Yes. The only real difficulty was having to lie on a table for a fairly long time with my legs in stirrups, and not moving them -- it is typical to leave the tube in place while the doctor goes and checks on the viability of the sample. In my case that took about 25 minutes. You can't move your lower body with the tube in place because you might jar it loose. (I took DH with me and made him talk with me for distraction while the doctor was out of the room.) As for the timing, the rule is between 10.5 and 12 weeks because that is the window when your are past the risk of possible resultant limb amputation, but before the cells that they will be harvesting deteriorate too much to be useful.

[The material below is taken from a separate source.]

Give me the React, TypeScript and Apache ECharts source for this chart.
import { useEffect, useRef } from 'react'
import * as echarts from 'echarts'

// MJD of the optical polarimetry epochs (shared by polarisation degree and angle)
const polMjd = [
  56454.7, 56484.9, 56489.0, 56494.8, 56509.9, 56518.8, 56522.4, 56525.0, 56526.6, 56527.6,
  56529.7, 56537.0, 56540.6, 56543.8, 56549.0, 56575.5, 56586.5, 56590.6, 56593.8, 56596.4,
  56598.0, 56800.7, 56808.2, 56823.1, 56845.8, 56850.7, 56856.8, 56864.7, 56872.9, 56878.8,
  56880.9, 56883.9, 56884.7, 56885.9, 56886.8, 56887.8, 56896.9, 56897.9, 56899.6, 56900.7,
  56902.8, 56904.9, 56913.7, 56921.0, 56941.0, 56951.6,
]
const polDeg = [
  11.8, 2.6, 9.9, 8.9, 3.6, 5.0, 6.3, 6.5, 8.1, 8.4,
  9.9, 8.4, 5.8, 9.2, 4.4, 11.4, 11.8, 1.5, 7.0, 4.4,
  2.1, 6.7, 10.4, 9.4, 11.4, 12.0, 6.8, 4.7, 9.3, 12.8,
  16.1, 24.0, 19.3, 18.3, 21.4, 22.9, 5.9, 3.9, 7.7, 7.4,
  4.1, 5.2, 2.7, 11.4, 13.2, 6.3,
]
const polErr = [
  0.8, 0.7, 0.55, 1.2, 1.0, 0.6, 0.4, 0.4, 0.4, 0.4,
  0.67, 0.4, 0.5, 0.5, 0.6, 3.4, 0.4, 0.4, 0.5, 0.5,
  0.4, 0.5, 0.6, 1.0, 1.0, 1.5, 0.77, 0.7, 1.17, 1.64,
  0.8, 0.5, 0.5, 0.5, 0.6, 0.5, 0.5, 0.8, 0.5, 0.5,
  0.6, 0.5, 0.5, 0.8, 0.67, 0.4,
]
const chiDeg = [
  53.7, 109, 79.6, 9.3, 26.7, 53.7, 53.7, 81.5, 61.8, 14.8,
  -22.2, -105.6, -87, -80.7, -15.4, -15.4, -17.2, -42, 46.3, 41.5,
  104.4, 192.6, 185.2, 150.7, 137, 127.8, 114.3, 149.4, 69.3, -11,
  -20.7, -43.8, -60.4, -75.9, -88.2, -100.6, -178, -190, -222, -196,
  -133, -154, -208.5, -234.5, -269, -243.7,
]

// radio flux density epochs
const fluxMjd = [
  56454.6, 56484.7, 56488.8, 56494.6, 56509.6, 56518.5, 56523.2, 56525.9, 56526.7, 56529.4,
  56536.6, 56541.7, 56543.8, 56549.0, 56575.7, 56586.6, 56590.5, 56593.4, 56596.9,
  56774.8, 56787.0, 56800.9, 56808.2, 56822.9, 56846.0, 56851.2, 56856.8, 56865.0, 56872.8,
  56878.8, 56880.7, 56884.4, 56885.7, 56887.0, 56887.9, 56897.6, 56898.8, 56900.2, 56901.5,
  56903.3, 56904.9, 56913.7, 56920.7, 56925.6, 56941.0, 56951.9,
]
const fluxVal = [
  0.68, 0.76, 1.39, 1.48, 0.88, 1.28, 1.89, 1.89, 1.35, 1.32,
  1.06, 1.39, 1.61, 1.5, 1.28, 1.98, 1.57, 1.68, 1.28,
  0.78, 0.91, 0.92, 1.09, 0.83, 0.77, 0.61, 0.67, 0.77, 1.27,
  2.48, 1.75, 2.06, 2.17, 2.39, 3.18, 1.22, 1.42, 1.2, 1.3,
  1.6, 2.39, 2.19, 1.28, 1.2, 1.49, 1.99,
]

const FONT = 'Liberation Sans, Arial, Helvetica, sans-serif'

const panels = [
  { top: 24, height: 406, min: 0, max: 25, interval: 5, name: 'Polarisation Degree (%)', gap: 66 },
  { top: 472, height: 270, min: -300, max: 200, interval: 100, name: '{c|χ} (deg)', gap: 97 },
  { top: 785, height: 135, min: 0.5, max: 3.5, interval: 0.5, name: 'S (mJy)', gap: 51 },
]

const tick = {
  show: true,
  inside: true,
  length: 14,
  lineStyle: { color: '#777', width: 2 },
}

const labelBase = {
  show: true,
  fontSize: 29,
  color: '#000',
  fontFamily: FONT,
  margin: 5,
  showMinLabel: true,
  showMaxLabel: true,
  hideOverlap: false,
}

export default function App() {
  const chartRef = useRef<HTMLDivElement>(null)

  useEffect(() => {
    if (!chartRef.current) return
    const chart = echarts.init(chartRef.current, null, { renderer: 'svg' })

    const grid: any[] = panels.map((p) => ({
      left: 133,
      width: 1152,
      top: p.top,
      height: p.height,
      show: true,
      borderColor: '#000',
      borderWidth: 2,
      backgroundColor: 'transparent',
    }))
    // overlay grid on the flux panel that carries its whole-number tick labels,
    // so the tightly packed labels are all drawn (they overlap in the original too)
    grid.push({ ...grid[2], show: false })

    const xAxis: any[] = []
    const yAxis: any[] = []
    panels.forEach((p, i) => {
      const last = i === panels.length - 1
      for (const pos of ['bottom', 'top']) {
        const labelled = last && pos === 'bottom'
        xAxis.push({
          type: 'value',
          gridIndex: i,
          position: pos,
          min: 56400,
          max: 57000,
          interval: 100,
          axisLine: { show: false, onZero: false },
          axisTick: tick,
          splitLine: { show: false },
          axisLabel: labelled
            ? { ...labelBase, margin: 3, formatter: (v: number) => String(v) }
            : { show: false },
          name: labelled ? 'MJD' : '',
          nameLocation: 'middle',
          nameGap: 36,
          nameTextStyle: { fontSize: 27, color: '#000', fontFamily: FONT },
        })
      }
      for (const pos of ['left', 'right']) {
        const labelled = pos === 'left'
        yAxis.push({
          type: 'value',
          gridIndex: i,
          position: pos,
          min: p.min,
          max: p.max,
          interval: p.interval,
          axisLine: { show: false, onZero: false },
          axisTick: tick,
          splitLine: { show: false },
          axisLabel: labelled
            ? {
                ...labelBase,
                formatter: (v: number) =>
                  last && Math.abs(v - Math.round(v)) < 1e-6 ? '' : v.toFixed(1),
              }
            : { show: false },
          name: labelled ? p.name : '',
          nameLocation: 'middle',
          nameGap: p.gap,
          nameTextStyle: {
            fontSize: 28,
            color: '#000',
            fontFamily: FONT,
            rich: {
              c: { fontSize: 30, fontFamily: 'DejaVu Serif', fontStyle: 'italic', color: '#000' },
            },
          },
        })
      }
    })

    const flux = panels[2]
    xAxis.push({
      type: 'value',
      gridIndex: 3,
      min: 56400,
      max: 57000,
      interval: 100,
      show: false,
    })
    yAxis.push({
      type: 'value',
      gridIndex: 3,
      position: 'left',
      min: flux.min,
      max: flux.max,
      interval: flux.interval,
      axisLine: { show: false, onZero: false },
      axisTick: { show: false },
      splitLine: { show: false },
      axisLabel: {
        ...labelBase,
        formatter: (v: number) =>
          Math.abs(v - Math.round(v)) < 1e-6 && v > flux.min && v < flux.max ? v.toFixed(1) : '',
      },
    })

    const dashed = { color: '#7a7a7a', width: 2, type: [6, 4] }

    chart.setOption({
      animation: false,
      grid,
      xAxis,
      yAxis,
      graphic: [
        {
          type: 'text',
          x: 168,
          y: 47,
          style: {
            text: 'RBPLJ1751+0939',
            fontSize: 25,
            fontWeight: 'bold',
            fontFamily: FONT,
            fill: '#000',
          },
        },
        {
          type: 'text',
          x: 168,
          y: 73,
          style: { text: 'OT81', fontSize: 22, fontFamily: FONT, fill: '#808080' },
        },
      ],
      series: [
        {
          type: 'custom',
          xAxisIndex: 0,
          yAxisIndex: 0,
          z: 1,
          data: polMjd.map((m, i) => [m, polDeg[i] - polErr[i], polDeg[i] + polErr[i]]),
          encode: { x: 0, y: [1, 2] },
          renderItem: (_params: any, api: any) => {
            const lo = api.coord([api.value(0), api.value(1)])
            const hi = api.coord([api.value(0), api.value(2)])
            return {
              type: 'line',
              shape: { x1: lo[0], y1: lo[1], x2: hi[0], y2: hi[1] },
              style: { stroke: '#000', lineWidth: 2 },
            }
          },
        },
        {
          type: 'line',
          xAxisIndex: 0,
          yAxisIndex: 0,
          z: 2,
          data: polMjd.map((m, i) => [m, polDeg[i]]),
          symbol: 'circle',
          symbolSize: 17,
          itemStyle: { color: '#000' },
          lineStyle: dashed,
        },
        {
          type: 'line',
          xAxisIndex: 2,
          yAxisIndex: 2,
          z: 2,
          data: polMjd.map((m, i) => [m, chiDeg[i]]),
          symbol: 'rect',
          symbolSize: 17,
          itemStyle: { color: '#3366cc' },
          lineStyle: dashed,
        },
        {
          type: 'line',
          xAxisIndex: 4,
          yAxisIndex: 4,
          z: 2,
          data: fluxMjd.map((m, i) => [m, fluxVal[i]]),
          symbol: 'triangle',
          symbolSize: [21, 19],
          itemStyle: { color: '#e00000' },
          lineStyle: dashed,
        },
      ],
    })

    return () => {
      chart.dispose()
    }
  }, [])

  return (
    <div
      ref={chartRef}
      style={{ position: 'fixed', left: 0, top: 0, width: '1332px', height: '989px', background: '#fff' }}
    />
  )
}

It's not clear from your post whether you are dealing with a translocation or deletion, and I'm afraid I don't know about whether or not FISH works for those. I was dealing with a trisomy, which FISH *can* detect very clearly. In any case, if a termination is at stake, I'm fairly confident in saying that your physician probably would not be recommending the CVS over an amnio if he or she did not think that you would have the initial results back before 15 weeks. (Also, the insurance companies often won't pay for FISH on a postnatal test unless it would make a material difference in the treatment strategy; if hurrying won't make a difference in the outcome, there isn't much point in paying extra for it or moving you to the head of the queue. When my child was stillborn the tests took eight weeks to come back; living patients who did not have a dismal prognosis naturally took priority at the lab.)
As to the NT test, I can only speak for myself and DH, but having dealt with a fatal trisomy before, we didn't want to fool around with tests that could not give us a definite yes or no answer; the issue of invasiveness was irrelevant. For us, getting the answer as early as possible and dealing with only one wait was tbe most that we were prepared to have to handle, because we really did not want to spend the bulk of the pregnancy dealing with the stress of not knowing for sure. (At the time I joined a support board for people who were dealing with this decision for this reason, and this seemed to be the general consensus there as well; most people opted to go straight to CVS the second time.)
For us it turned out well and we dodged the bullet that time; our healthy DD is nearly 4.